── Task inputs

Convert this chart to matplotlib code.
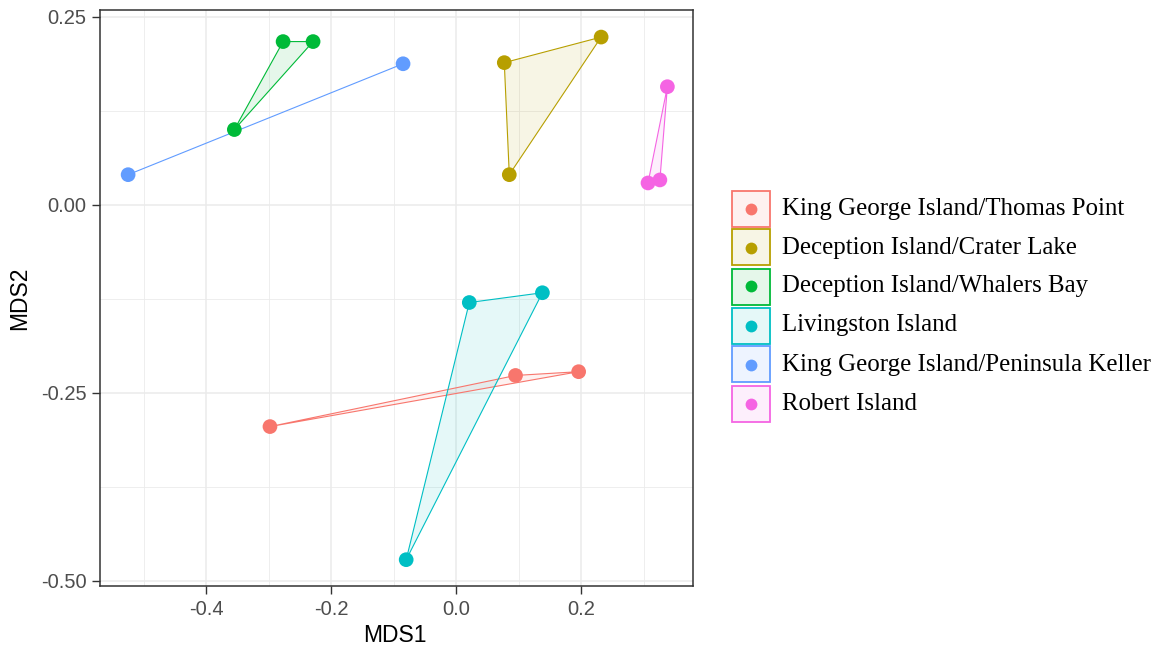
import matplotlib
matplotlib.use("Agg")
import matplotlib.pyplot as plt
from matplotlib.patches import Polygon, Rectangle
from matplotlib.lines import Line2D
import numpy as np

groups = ["King George Island/Thomas Point", "Deception Island/Crater Lake",
          "Deception Island/Whalers Bay", "Livingston Island",
          "King George Island/Peninsula Keller", "Robert Island"]
colors = ["#F8766D", "#B79F00", "#00BA38", "#00BFC4", "#619CFF", "#F564E3"]

mds1 = {
    "King George Island/Thomas Point": [-0.298, 0.095, 0.196],
    "Deception Island/Crater Lake": [0.077, 0.232, 0.085],
    "Deception Island/Whalers Bay": [-0.277, -0.229, -0.355],
    "Livingston Island": [0.021, 0.138, -0.080],
    "King George Island/Peninsula Keller": [-0.525, -0.085],
    "Robert Island": [0.338, 0.307, 0.326],
}
mds2 = {
    "King George Island/Thomas Point": [-0.295, -0.227, -0.222],
    "Deception Island/Crater Lake": [0.189, 0.223, 0.040],
    "Deception Island/Whalers Bay": [0.217, 0.217, 0.100],
    "Livingston Island": [-0.130, -0.117, -0.472],
    "King George Island/Peninsula Keller": [0.040, 0.1875],
    "Robert Island": [0.157, 0.029, 0.033],
}

x_ticks = [-0.4, -0.2, 0.0, 0.2]
x_labels = ["-0.4", "-0.2", "0.0", "0.2"]
y_ticks = [-0.50, -0.25, 0.00, 0.25]
y_labels = ["-0.50", "-0.25", "0.00", "0.25"]


def convex_hull(pts):
    pts = sorted(set(pts))
    if len(pts) <= 2:
        return pts
    def cross(o, a, b):
        return (a[0]-o[0])*(b[1]-o[1]) - (a[1]-o[1])*(b[0]-o[0])
    lower = []
    for p in pts:
        while len(lower) >= 2 and cross(lower[-2], lower[-1], p) <= 0:
            lower.pop()
        lower.append(p)
    upper = []
    for p in reversed(pts):
        while len(upper) >= 2 and cross(upper[-2], upper[-1], p) <= 0:
            upper.pop()
        upper.append(p)
    return lower[:-1] + upper[:-1]


W, H = 1156, 651
fig = plt.figure(figsize=(W/100, H/100), dpi=100)
ax = fig.add_axes([100/W, 1-586/H, (693-100)/W, (586-10)/H])

for g, c in zip(groups, colors):
    pts = list(zip(mds1[g], mds2[g]))
    hull = convex_hull(pts)
    ax.add_patch(Polygon(hull, closed=True, facecolor=c, alpha=0.1,
                         edgecolor="none", zorder=2))
    ax.add_patch(Polygon(hull, closed=True, facecolor="none", edgecolor=c,
                         linewidth=0.8, zorder=3))

for g, c in zip(groups, colors):
    ax.scatter(mds1[g], mds2[g], s=112, color=c, edgecolors="none", zorder=4)

ax.set_xlim(-0.570, 0.379)
ax.set_ylim(-0.507, 0.259)
ax.set_xticks(x_ticks)
ax.set_xticklabels(x_labels)
ax.set_yticks(y_ticks)
ax.set_yticklabels(y_labels)
ax.set_xticks([-0.5, -0.3, -0.1, 0.1, 0.3], minor=True)
ax.set_yticks([-0.375, -0.125, 0.125], minor=True)
ax.grid(True, which="major", color="#EBEBEB", linewidth=1.1, zorder=0)
ax.grid(True, which="minor", color="#EBEBEB", linewidth=0.6, zorder=0)
ax.set_axisbelow(True)
ax.tick_params(which="minor", length=0)
ax.tick_params(which="major", length=5.8, width=1.0, color="#333333",
               labelsize=14.5, labelcolor="#4D4D4D", pad=4)
for lab in ax.get_xticklabels() + ax.get_yticklabels():
    lab.set_fontfamily("Liberation Sans")
for s in ax.spines.values():
    s.set_color("#333333")
    s.set_linewidth(1.1)

ax.set_xlabel("MDS1", fontsize=16.5, fontfamily="Liberation Sans")
ax.set_ylabel("MDS2", fontsize=16.5, fontfamily="Liberation Sans")
ax.xaxis.set_label_coords((395-100)/593, (586-635)/576)
ax.yaxis.set_label_coords((20-100)/593, 0.5)
ax.xaxis.label.set_va("center")
ax.yaxis.label.set_va("center")

# legend drawn in figure pixel coordinates
row0, step = 208.5, 39.0
bx0, bw, bh = 732, 38, 36
for i, (g, c) in enumerate(zip(groups, colors)):
    yc = row0 + step * i
    fig.patches.append(Rectangle((bx0/W, 1-(yc+bh/2)/H), bw/W, bh/H,
                                 transform=fig.transFigure,
                                 facecolor=matplotlib.colors.to_rgba(c, 0.1),
                                 edgecolor=c, linewidth=1.3))
    fig.lines.append(Line2D([(bx0+bw/2)/W], [1-yc/H],
                            transform=fig.transFigure,
                            marker="o", markersize=8.5,
                            markerfacecolor=c, markeredgecolor="none",
                            linestyle="none"))
    fig.text(782/W, 1-yc/H, g, fontsize=17.9, family="Liberation Serif",
             va="center", ha="left", color="black")

fig.savefig("out.png", dpi=100)
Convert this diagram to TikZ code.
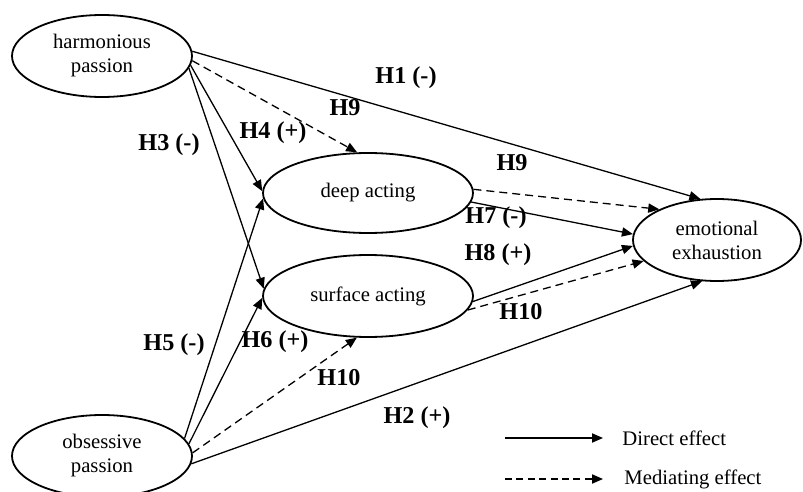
\documentclass[tikz,border=0pt]{standalone}
\usepackage{fontspec}
\setmainfont{Liberation Serif}
\usetikzlibrary{shapes.geometric,arrows.meta}

\tikzset{
  construct/.style={ellipse, draw, line width=0.9pt, inner sep=0pt,
    minimum width=#1, align=center, font=\fontsize{10.35}{12}\selectfont},
  construct/.default={105pt},
  effect/.style={line width=0.65pt, -{Triangle[length=5.5pt,width=4.6pt]}},
  mediated/.style={effect, dash pattern=on 4pt off 2.5pt},
  hyp/.style={font=\fontsize{12.1}{14}\selectfont\bfseries, inner sep=0pt},
  legendtext/.style={font=\fontsize{10.35}{12}\selectfont, anchor=west, inner sep=0pt}
}

\begin{document}
\begin{tikzpicture}[x=0.5pt, y=-0.5pt]
  \useasboundingbox (0,0) rectangle (803,492);
  \clip (0,0) rectangle (803,492);

  % constructs
  \node[construct=90pt, minimum height=41pt] (hp) at (102,56) {harmonious\\passion};
  \node[construct=105pt, minimum height=40pt] (da) at (368,193) {deep acting};
  \node[construct=105pt, minimum height=41pt] (sa) at (368,296) {surface acting};
  \node[construct=84pt, minimum height=41pt] (ee) at (717,240) {emotional\\exhaustion};
  \node[construct=90pt, minimum height=41pt] (op) at (102,456) {obsessive\\passion};

  % direct effects
  \draw[effect] (hp.3) -- (ee.112);
  \draw[effect] (hp.-6) -- (da.179);
  \draw[effect] (hp.-8) -- (sa.176);
  \draw[effect] (op.12) -- (da.183);
  \draw[effect] (op.8) -- (sa.181);
  \draw[effect] (op.-5) -- (ee.250);
  \draw[effect] (da.-5) -- (ee.176);
  \draw[effect] (sa.-3) -- (ee.184);

  % mediating effects
  \draw[mediated] (hp.-3) -- (da.105);
  \draw[mediated] (da.2) -- (ee.152);
  \draw[mediated] (op.2) -- (sa.255);
  \draw[mediated] (sa.-8) -- (ee.196);

  % hypothesis labels
  \node[hyp] (h1) at (406,78) {H1 (-)};
  \node[hyp] (h9a) at (345,108) {H9};
  \node[hyp] (h4) at (273,133) {H4 (+)};
  \node[hyp] (h3) at (169,145) {H3 (-)};
  \node[hyp] (h9b) at (512,163) {H9};
  \node[hyp] (h7) at (496,218) {H7 (-)};
  \node[hyp] (h8) at (498,255) {H8 (+)};
  \node[hyp] (h10b) at (521,312) {H10};
  \node[hyp] (h5) at (174,345) {H5 (-)};
  \node[hyp] (h6) at (275,342) {H6 (+)};
  \node[hyp] (h10a) at (339,378) {H10};
  \node[hyp] (h2) at (417,418) {H2 (+)};

  % legend
  \coordinate (ld1) at (505,438);
  \coordinate (ld2) at (603,438);
  \coordinate (lm1) at (505,479);
  \coordinate (lm2) at (603,479);
  \draw[effect] (ld1) -- (ld2);
  \draw[effect, dash pattern=on 3.5pt off 2.2pt] (lm1) -- (lm2);
  \node[legendtext] (ltd) at (622,438) {Direct effect};
  \node[legendtext] (ltm) at (624,479) {Mediating effect};
\end{tikzpicture}
\end{document}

────

> [Stated problem] Give back exactly the lines from the top of the records to the line containing "import numpy as np", both included, and no pictures.

> [Worked answer]
Convert this chart to matplotlib code.
import matplotlib
matplotlib.use("Agg")
import matplotlib.pyplot as plt
from matplotlib.patches import Polygon, Rectangle
from matplotlib.lines import Line2D
import numpy as np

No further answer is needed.